When this happens, the payoff amount at closing can be a shock to the seller. If the net proceeds don't cover the HOA payoff, you've got a problem. Surface this early.
Assignment of Parking and Storage
In many Florida condos, parking spaces and storage units are assigned by the association and may not transfer automatically with the unit. The estoppel or resale package should address this, but it's not always clear. If the buyer expects a dedicated parking spot, verify it's part of the deal.
Rental Restrictions
Florida condo and HOA communities frequently restrict or regulate rentals. Some prohibit rentals in the first year of ownership. Others cap the percentage of rentals community-wide. A few require board approval of all tenants.
These restrictions directly affect investor buyers and should be flagged during document review. A buyer who plans to rent the unit immediately and discovers a one-year rental restriction at closing is going to be unhappy — and may walk.
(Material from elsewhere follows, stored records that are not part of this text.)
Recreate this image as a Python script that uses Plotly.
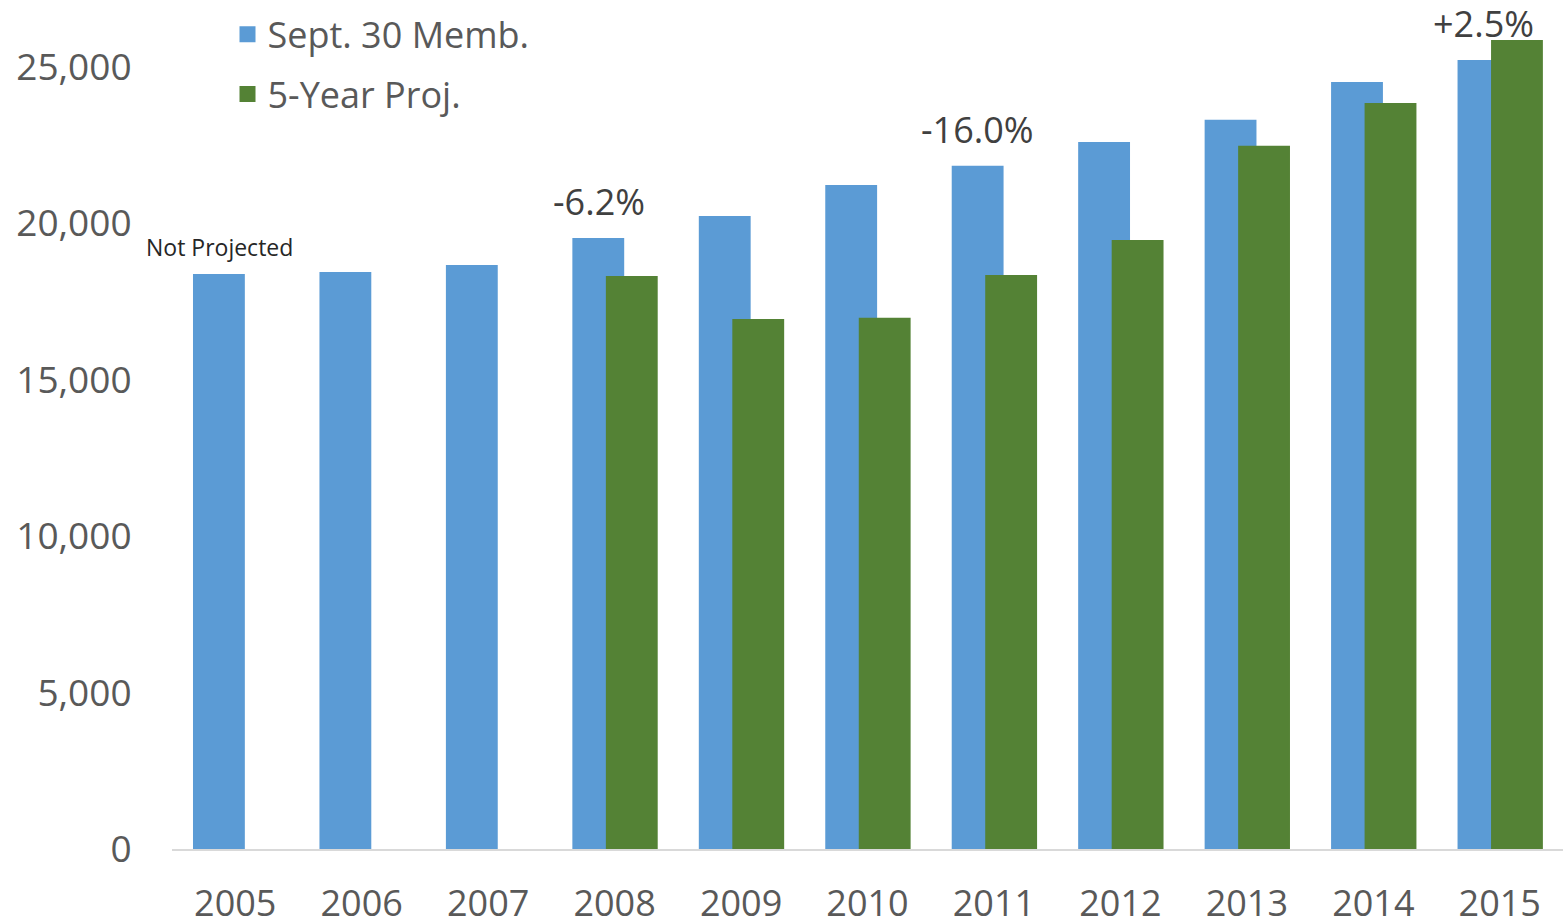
import plotly.graph_objects as go

years = ["2005", "2006", "2007", "2008", "2009", "2010", "2011", "2012", "2013", "2014", "2015"]
sept30_memb = [18380, 18450, 18670, 19530, 20240, 21230, 21840, 22600, 23310, 24520, 25220]
five_year_proj = [None, None, None, 18320, 16940, 16980, 18350, 19470, 22480, 23850, 25860]

label_years = ["2005", "2008", "2011", "2015"]
label_texts = ["Not Projected", "-6.2%", "-16.0%", "+2.5%"]
label_sizes = [23, 36, 36, 36]

BLUE = "#5B9BD5"
GREEN = "#548235"
FONT = "'Open Sans', Carlito, Calibri, sans-serif"
SIZE = 36

fig = go.Figure()
fig.add_trace(go.Bar(x=years, y=sept30_memb, name="Sept. 30 Memb.",
                     marker=dict(color=BLUE, line=dict(width=0)),
                     width=0.41, offset=-0.334, showlegend=False))
fig.add_trace(go.Bar(x=years, y=five_year_proj, name="5-Year Proj.",
                     marker=dict(color=GREEN, line=dict(width=0)),
                     width=0.41, offset=-0.069, showlegend=False))
# legend entries with larger square keys
fig.add_trace(go.Scatter(x=[None], y=[None], mode="markers", name="Sept. 30 Memb.",
                         marker=dict(symbol="square", size=23, color=BLUE),
                         legendgroup="a"))
fig.add_trace(go.Scatter(x=[None], y=[None], mode="markers", name="5-Year Proj.",
                         marker=dict(symbol="square", size=23, color=GREEN),
                         legendgroup="b"))

yr_index = {y: i for i, y in enumerate(years)}
for yr, txt, sz in zip(label_years, label_texts, label_sizes):
    i = yr_index[yr]
    v = sept30_memb[i]
    fig.add_annotation(x=i, y=v, text=txt, showarrow=False,
                       xanchor="center", yanchor="bottom",
                       xshift=-16, yshift=9 if sz < 30 else 10,
                       font=dict(family=FONT, size=sz,
                                 color="#262626" if sz < 30 else "#404040"))

fig.update_layout(
    width=1563, height=923,
    margin=dict(l=172, r=0, t=0, b=74),
    barmode="overlay",
    plot_bgcolor="white", paper_bgcolor="white",
    font=dict(family=FONT, color="#595959"),
    showlegend=True,
    legend=dict(x=0.0399, y=0.995, xanchor="left", yanchor="top",
                font=dict(family=FONT, size=SIZE, color="#595959"),
                itemsizing="trace",
                tracegroupgap=10, bgcolor="rgba(0,0,0,0)"),
    xaxis=dict(type="category", showgrid=False, showline=True, automargin=False,
               linecolor="#D9D9D9", linewidth=1.5,
               ticks="outside", ticklen=22, tickcolor="rgba(0,0,0,0)",
               tickfont=dict(family=FONT, size=SIZE, color="#595959"),
               range=[-0.5, 10.5]),
    yaxis=dict(range=[0, 27142], tickvals=[0, 5000, 10000, 15000, 20000, 25000],
               tickformat=",", showgrid=False, showline=False, zeroline=False,
               automargin=False,
               ticks="outside", ticklen=32, tickcolor="rgba(0,0,0,0)",
               tickfont=dict(family=FONT, size=37, color="#595959")),
)

fig.write_html("out.html", config={"displayModeBar": False},
               post_script="document.body.style.margin='0';document.body.style.overflow='hidden';")
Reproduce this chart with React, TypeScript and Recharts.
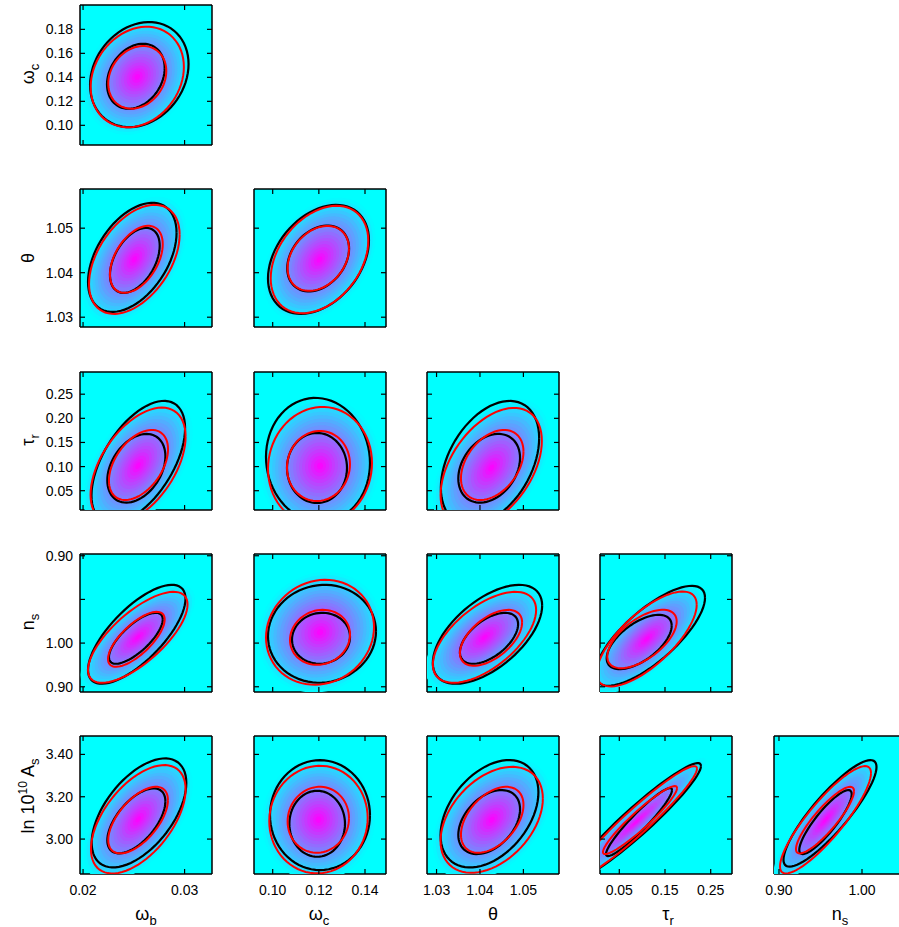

Best Practices for Florida Closings
- 1.Order estoppels on day one. For every association the property is in. No exceptions.
- 1.Identify all associations early. Check the title commitment, deed, and tax records for references to sub-HOAs, master HOAs, and CDDs.
- 1.Know the fee caps. If a management company charges more than the statutory maximum, push back. The caps are legally enforceable.
- 1.Check CDD assessments. These show up on the tax bill, not the estoppel. Make sure they're prorated correctly on the settlement statement.
- 1.Review reserve funding. Post-Surfside, underfunded reserves are a dealbreaker for many buyers and lenders. Flag reserve funding issues early in the process.
- 1.Budget for multiple estoppels. Two or three associations means two or three fees, potentially totaling $500-$1,000 or more.
- 1.Track management company performance. In a state with this much HOA transaction volume, knowing which companies deliver fast and which companies are chronically slow is valuable intelligence.